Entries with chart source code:
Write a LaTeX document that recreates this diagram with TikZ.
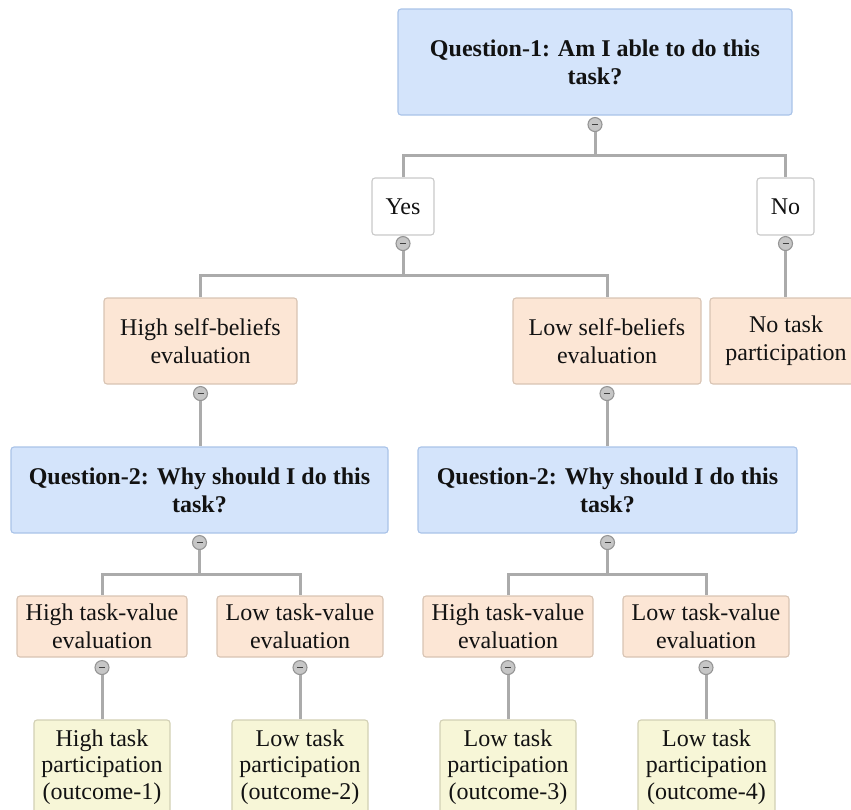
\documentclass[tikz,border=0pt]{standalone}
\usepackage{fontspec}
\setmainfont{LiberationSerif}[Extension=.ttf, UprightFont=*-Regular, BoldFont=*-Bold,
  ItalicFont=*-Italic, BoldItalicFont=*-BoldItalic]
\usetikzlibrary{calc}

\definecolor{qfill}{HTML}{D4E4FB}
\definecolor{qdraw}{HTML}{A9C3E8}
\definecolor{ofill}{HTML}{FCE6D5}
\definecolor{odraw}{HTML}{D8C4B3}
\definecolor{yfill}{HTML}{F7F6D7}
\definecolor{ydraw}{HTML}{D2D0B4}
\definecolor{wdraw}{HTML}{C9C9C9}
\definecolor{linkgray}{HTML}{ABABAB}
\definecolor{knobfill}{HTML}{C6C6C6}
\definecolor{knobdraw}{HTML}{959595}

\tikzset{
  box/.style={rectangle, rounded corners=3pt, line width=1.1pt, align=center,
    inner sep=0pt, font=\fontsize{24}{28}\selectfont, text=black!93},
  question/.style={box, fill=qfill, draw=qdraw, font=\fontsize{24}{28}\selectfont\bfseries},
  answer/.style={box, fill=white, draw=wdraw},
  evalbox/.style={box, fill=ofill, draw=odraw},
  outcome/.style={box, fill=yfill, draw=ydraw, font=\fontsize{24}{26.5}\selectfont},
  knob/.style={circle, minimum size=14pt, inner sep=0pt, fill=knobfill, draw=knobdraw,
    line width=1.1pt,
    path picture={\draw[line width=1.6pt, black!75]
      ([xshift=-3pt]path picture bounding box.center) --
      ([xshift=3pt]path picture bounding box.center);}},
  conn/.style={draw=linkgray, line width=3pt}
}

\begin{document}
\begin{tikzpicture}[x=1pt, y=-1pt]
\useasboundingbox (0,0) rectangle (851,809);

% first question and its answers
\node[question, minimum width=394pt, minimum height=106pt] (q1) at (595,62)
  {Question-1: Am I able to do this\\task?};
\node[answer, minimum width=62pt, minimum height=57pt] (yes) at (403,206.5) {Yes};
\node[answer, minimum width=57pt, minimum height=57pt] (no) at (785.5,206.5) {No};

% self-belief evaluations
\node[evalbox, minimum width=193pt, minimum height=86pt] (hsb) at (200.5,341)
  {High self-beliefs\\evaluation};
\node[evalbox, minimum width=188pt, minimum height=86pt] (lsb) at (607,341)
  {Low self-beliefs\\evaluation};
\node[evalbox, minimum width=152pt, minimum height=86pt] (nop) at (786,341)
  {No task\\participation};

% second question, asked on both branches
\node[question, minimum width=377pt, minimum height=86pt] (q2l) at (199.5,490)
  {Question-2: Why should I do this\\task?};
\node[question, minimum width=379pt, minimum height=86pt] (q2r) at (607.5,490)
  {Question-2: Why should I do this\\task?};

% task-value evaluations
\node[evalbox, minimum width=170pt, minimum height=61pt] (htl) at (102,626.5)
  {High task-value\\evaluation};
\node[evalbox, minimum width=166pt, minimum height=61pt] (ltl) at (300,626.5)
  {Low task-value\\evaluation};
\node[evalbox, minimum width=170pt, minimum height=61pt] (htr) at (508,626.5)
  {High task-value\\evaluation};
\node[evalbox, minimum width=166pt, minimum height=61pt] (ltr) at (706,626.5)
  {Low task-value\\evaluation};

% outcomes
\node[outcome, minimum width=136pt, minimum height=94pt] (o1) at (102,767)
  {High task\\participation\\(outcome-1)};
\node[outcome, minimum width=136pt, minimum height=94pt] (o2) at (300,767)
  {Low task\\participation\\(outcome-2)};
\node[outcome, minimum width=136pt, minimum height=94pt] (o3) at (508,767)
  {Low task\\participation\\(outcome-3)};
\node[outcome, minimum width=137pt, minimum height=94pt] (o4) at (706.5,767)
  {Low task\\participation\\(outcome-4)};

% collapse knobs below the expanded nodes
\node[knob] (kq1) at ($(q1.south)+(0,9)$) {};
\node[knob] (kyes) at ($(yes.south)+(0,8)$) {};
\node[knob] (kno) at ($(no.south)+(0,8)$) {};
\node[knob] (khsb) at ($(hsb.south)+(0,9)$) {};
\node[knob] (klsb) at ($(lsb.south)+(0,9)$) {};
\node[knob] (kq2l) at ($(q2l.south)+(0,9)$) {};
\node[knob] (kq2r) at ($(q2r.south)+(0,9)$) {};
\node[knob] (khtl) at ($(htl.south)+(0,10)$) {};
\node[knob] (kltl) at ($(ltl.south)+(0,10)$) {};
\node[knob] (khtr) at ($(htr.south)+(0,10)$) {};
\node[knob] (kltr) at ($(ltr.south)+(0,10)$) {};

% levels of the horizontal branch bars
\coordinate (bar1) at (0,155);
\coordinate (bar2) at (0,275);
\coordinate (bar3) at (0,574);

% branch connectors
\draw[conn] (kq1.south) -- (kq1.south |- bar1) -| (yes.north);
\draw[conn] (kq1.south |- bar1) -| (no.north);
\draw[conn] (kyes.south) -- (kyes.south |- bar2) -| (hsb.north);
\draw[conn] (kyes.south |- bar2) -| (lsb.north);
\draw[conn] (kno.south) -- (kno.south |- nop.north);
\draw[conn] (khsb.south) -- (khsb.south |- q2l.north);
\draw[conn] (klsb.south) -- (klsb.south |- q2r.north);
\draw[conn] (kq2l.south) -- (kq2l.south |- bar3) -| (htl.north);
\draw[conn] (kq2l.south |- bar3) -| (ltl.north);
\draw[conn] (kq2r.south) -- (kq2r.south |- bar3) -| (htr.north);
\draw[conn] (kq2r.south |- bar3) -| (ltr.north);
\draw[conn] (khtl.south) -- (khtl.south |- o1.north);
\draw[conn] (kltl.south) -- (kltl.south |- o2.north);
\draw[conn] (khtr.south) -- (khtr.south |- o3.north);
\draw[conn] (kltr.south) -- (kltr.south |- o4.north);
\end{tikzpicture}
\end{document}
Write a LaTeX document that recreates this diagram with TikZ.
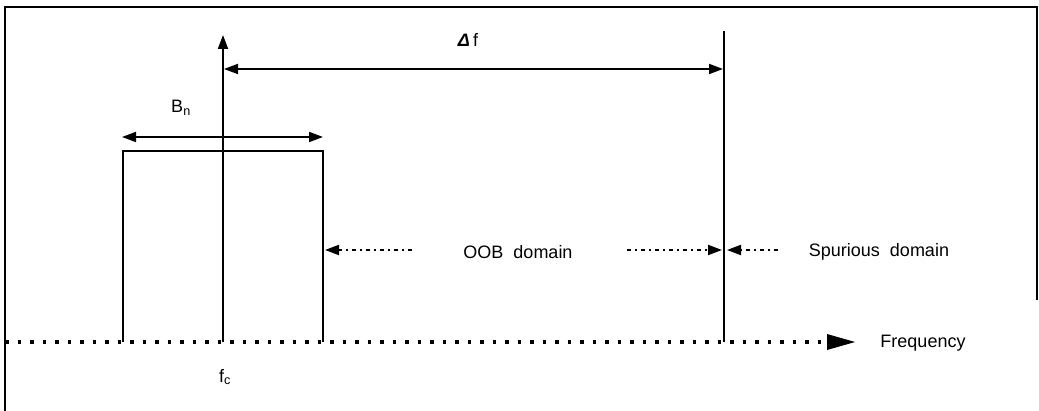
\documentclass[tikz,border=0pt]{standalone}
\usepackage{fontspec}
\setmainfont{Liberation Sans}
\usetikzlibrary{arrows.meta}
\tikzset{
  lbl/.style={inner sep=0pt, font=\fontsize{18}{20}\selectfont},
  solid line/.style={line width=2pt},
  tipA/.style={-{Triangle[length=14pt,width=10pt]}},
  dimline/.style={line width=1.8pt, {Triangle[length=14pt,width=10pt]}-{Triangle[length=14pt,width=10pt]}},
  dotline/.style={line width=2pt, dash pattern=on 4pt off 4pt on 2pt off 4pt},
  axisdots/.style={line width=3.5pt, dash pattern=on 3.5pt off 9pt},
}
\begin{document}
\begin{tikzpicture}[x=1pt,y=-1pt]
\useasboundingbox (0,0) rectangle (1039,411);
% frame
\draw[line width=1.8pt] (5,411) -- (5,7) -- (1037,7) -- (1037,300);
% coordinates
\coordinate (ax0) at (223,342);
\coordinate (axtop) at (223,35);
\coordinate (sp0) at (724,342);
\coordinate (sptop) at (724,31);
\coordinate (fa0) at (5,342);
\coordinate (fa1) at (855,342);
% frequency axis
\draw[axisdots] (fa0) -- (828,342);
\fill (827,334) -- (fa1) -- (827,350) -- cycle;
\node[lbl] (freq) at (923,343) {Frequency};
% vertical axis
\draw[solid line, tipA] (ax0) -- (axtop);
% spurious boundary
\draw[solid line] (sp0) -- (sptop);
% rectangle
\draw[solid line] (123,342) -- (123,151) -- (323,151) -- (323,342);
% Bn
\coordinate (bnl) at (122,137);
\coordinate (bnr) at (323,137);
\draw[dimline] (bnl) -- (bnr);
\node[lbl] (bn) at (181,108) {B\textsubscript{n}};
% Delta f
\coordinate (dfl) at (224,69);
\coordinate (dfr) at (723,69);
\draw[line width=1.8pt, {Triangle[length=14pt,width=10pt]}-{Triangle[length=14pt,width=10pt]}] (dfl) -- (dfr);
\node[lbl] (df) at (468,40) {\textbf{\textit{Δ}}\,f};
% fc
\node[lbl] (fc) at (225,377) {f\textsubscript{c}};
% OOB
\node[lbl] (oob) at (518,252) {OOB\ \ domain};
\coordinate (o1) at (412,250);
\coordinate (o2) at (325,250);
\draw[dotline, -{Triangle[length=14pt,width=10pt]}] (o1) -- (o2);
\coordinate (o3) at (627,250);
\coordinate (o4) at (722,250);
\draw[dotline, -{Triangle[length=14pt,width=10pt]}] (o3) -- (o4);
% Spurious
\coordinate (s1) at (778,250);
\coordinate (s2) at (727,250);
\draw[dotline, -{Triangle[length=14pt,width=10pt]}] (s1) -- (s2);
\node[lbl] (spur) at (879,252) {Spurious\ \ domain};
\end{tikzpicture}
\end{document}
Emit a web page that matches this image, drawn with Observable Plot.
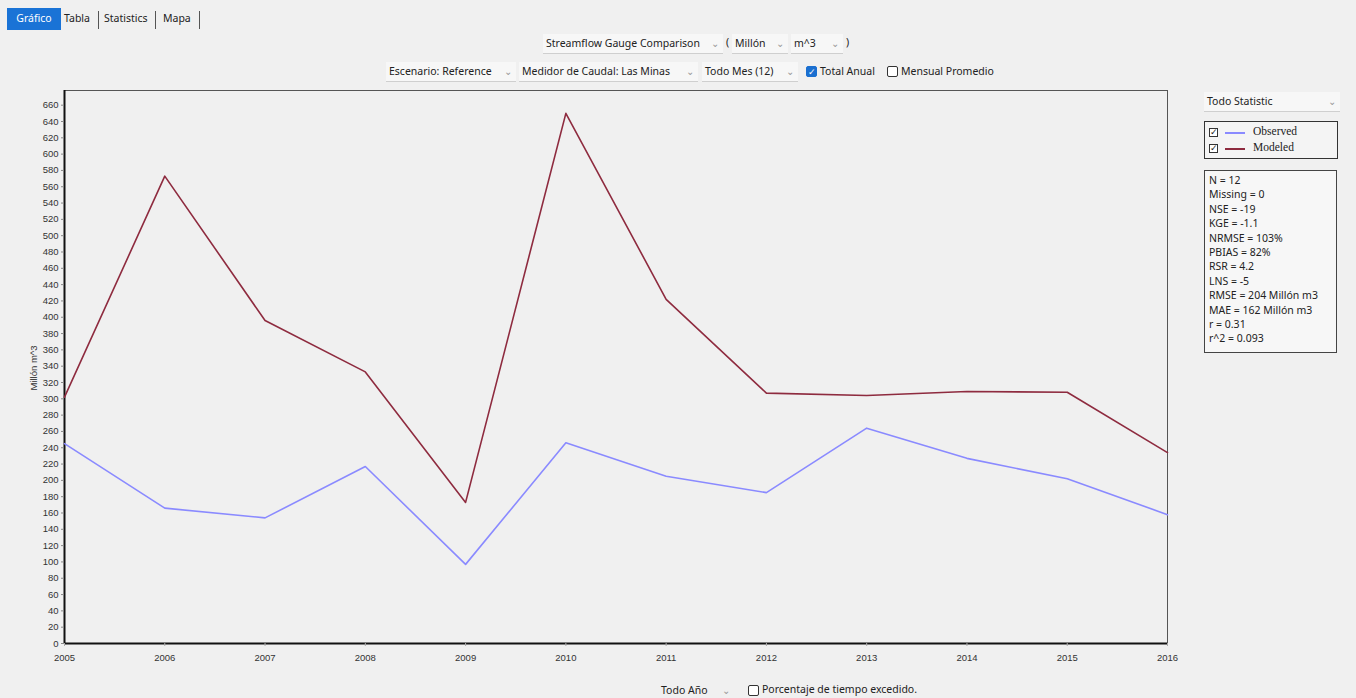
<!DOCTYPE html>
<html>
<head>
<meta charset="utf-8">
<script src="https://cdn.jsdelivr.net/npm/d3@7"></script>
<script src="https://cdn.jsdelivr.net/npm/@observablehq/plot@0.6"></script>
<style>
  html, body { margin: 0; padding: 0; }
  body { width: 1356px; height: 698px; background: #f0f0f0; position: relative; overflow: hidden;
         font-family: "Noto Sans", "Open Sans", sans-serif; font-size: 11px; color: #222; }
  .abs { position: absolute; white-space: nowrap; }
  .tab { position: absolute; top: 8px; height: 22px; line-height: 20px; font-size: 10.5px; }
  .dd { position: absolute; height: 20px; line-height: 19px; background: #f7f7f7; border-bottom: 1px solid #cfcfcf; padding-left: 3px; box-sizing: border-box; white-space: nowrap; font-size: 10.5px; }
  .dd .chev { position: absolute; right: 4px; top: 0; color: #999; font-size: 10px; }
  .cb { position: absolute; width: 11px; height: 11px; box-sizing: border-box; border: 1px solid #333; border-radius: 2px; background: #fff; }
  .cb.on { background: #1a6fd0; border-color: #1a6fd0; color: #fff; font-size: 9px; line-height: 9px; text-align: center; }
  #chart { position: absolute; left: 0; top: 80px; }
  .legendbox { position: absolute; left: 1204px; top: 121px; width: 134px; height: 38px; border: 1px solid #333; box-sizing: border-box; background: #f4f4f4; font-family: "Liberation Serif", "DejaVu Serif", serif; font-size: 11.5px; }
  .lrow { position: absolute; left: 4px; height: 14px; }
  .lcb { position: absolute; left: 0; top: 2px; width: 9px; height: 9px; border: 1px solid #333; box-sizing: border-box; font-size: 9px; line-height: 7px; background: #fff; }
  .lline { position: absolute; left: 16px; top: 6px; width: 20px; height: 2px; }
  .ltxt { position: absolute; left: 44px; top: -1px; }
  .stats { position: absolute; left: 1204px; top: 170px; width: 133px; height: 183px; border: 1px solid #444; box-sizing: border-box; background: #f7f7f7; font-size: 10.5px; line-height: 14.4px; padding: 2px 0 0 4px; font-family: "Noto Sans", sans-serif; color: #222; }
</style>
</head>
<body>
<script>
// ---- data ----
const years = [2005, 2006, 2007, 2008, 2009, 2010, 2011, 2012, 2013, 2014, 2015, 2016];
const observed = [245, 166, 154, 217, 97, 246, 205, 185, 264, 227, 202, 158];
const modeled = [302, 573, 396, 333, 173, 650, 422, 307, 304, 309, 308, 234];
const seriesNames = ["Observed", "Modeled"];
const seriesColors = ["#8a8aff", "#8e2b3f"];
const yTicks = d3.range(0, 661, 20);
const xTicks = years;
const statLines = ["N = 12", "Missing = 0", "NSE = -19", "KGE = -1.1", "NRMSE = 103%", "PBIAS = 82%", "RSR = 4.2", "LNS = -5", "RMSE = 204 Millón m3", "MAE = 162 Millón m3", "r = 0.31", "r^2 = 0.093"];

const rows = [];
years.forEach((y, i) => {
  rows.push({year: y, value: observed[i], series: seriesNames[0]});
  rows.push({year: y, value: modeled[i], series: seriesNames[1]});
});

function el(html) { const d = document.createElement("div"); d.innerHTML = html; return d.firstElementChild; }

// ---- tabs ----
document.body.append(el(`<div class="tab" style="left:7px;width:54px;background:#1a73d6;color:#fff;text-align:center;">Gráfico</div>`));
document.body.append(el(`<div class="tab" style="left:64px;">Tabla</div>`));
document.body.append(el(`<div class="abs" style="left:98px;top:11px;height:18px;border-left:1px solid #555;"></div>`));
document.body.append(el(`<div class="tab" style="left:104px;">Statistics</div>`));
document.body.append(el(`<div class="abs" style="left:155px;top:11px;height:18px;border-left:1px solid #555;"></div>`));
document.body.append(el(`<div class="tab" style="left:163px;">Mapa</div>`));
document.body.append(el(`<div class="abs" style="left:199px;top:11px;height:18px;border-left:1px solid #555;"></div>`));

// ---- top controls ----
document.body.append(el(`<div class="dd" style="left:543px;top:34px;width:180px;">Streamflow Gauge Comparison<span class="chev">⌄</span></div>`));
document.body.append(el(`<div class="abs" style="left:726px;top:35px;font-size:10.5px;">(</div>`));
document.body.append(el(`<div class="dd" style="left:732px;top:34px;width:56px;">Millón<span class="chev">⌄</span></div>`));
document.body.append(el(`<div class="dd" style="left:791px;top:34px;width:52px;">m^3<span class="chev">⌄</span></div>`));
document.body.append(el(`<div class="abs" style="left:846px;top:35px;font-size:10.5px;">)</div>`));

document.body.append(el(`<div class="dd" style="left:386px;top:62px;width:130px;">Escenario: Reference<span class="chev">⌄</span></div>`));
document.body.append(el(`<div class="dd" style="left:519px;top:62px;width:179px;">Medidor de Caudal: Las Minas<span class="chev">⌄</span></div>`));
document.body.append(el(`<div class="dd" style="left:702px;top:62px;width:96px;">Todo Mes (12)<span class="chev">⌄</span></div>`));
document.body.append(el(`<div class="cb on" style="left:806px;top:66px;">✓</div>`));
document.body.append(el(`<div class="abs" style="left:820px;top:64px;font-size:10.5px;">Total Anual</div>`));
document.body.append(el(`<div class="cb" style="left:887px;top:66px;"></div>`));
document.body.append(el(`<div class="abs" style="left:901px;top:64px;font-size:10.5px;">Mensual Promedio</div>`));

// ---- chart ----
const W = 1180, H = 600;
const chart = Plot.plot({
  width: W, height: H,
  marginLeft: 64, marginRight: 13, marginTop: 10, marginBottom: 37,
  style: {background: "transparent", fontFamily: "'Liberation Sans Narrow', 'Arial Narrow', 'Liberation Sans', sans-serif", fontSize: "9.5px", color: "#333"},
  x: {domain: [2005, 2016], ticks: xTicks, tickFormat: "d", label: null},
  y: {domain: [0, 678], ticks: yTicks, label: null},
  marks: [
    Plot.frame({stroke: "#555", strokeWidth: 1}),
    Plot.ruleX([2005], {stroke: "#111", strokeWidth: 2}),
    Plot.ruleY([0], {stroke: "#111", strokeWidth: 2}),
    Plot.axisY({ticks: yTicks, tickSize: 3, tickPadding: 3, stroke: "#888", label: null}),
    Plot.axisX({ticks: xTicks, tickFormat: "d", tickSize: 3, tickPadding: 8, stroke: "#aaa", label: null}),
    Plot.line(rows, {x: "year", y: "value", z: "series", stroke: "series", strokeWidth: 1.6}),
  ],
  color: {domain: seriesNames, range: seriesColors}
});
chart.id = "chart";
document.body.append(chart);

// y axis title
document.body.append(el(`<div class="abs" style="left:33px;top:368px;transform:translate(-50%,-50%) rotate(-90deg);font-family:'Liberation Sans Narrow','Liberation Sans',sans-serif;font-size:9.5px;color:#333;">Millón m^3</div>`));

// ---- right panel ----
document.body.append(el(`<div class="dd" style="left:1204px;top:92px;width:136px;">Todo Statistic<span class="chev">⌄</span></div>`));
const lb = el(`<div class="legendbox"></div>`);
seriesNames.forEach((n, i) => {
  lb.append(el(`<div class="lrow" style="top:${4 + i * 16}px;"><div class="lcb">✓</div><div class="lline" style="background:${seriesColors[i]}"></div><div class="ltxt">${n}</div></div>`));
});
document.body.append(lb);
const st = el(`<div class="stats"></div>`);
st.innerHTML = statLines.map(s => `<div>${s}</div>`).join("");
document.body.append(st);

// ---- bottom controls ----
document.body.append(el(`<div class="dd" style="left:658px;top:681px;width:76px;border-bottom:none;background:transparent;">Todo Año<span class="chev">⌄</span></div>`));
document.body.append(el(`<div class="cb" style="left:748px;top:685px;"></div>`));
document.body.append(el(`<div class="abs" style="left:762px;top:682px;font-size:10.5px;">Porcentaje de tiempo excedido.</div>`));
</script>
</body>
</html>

* **What you need to do**:
Starting at the first line of the records above, set down each line exactly through the one that holds "(0,0) rectangle (851,809);". Omit pictures.

* **Final result**:
Write a LaTeX document that recreates this diagram with TikZ.
\documentclass[tikz,border=0pt]{standalone}
\usepackage{fontspec}
\setmainfont{LiberationSerif}[Extension=.ttf, UprightFont=*-Regular, BoldFont=*-Bold,
  ItalicFont=*-Italic, BoldItalicFont=*-BoldItalic]
\usetikzlibrary{calc}

\definecolor{qfill}{HTML}{D4E4FB}
\definecolor{qdraw}{HTML}{A9C3E8}
\definecolor{ofill}{HTML}{FCE6D5}
\definecolor{odraw}{HTML}{D8C4B3}
\definecolor{yfill}{HTML}{F7F6D7}
\definecolor{ydraw}{HTML}{D2D0B4}
\definecolor{wdraw}{HTML}{C9C9C9}
\definecolor{linkgray}{HTML}{ABABAB}
\definecolor{knobfill}{HTML}{C6C6C6}
\definecolor{knobdraw}{HTML}{959595}

\tikzset{
  box/.style={rectangle, rounded corners=3pt, line width=1.1pt, align=center,
    inner sep=0pt, font=\fontsize{24}{28}\selectfont, text=black!93},
  question/.style={box, fill=qfill, draw=qdraw, font=\fontsize{24}{28}\selectfont\bfseries},
  answer/.style={box, fill=white, draw=wdraw},
  evalbox/.style={box, fill=ofill, draw=odraw},
  outcome/.style={box, fill=yfill, draw=ydraw, font=\fontsize{24}{26.5}\selectfont},
  knob/.style={circle, minimum size=14pt, inner sep=0pt, fill=knobfill, draw=knobdraw,
    line width=1.1pt,
    path picture={\draw[line width=1.6pt, black!75]
      ([xshift=-3pt]path picture bounding box.center) --
      ([xshift=3pt]path picture bounding box.center);}},
  conn/.style={draw=linkgray, line width=3pt}
}

\begin{document}
\begin{tikzpicture}[x=1pt, y=-1pt]
\useasboundingbox (0,0) rectangle (851,809);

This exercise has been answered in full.